Napoleon Bonaparte once said that religion is what prevents the poor from murdering the rich. I am inclined to agree.

Thursday, June 02, 2011

Small Gestures

If you assess your own life, small gestures have huge significance.

Years ago, when I worked for a company called Breakaway Solutions, I lived in the Old Colonial Inn in Concord Massachusetts. I was there for a long time...over three months. I considered it long because living in a hotel stops being sexy when there is nothing new. But a great place it was and I am sure still is. Concord is the small town where the American Revolution began.

I worked nearby in Maynard and on weekends I would drive commute to New York. Once a month I would travel back to London where I lived in those days.

On the day my engagement ended in Boston, I decided to cut out early a Friday morning to go shop in NY before my flight, which was at 7pm in the evening.

Well, to cut a long story short, I was doing around 100 mph at around midday coming into Connecticut on my way to NY when a police car started flashing in the distance. My first reaction was to take the first exit I saw (I remember this so well), and I ducked into a gas station.A few minutes later, cop car pulled up behind me and I had to do the usual display license etc.

Speeding at that time was a jailable offence at the speed I was doing, but she let me off because I told her that I was overdoing it trying to get to NY quick before my flight.
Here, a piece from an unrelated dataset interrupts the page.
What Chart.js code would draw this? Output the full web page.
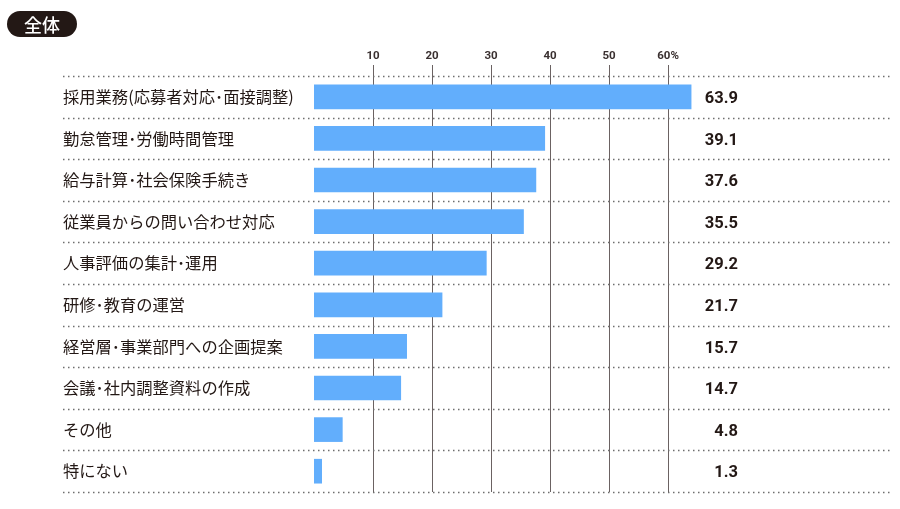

SHe marked me down as doing 85 in a 65 zone and I gladly paid the fine when I got back to London. I also sent her flowers.

Now in an alternate reality who knows how many things would have changed had I been arrested for speeding recklessly. But that small gesture helped me.

Thats why the small things you do for people can never hurt your chances of gathering good vibes. In a small country its even more so. In Caribbean countries people build legends and myths on things you do or say, both good or bad. So make the gesture and reap the good will.